A Delhi court on March 7 dismissed a plea of Delhi law minister Kapil Mishra against the summons issued to him for making “objectionable statements” and violating the model code of conduct (MCC) in 2020 assembly elections.
Special judge Jitendra Singh observed the Election Commission of India was under a constitutional obligation to prevent the candidates from indulging in “vitriolic vituperation with impunity, vitiating and contaminating the atmosphere for free and fair election”.
Mishra is accused of posting objectionable statements in the electronic media on January 23, 2020, from his X, then Twitter, handle in connection with then Delhi legislative assembly elections, based on which a complaint was filed by the returning officer, which resulted in an FIR.
The social media post by Mishra said that there will be an “India vs Pakistan” contest on the “streets of Delhi” on February 8, the day of the elections in 2020. Aam Aadmi Party had won the 2020 Delhi Assembly Elections.
The judge said he was in complete agreement with the magisterial court that the complaint filed by the returning officer was sufficient to take cognisance of the offence under Section 125 (promoting enmity between classes in connection with election) of the Representation of the People (RP) Act.
Brazen attempt to promote enmity
Mishra’s statements, the court said, appeared to be “a brazen attempt to promote enmity on the grounds of religion by way of indirectly referring to a country which, unfortunately, in common parlance is often used to denote the members of a particular religion”.

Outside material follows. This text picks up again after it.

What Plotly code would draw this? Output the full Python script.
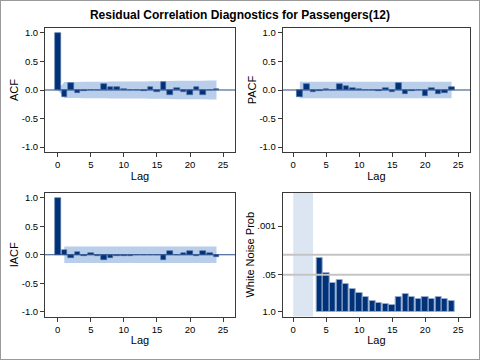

“The word Pakistan is very skilfully weaved by the revisionist in his alleged statements to spew hatred, careless to communal polarisation that may ensue in the election campaign, only to garner votes,” it said.
The court rejected as “simply preposterous and outrightly untenable” Mishra’s argument that his alleged statement did not refer to any caste, community, religion, race and language but mentioned a country, which was not prohibited under Section 125 of the RP Act.
The court said the implicit reference to a particular country in the alleged statement was an “unmistaken innuendo to persons of a particular religious community” and this could be “effortlessly understood even by a layman, let alone by a reasonable man”.
Accepting Mishra’s argument that Section 125 of the RP Act was not attracted would be “blatant negation of, and brutal violence with, the spirit underlying the provision”, the court said.
“One cannot be allowed to do something that has been prohibited by Section 125 of RP Act, indirectly, if he cannot do it directly,” it added.
The word Pakistan is very skilfully weaved by the revisionist in his alleged statements to spew hatred.
Mishra, a former AAP leader, contested the 2015 Delhi Legislative Assembly election as the AAP candidate from Karawal Nagar constituency. He won the election, defeating his rival BJP candidate Mohan Singh Bisht by a margin of 44,431 votes. In 2017, the AAP Government sacked him from the post of Water Minister of Delhi. In August 2023, Mishra was appointed Vice President of the Delhi unit of the Bharatiya Janata Party (BJP). He won the 2025 Delhi Assembly election from Karawal Nagar seat.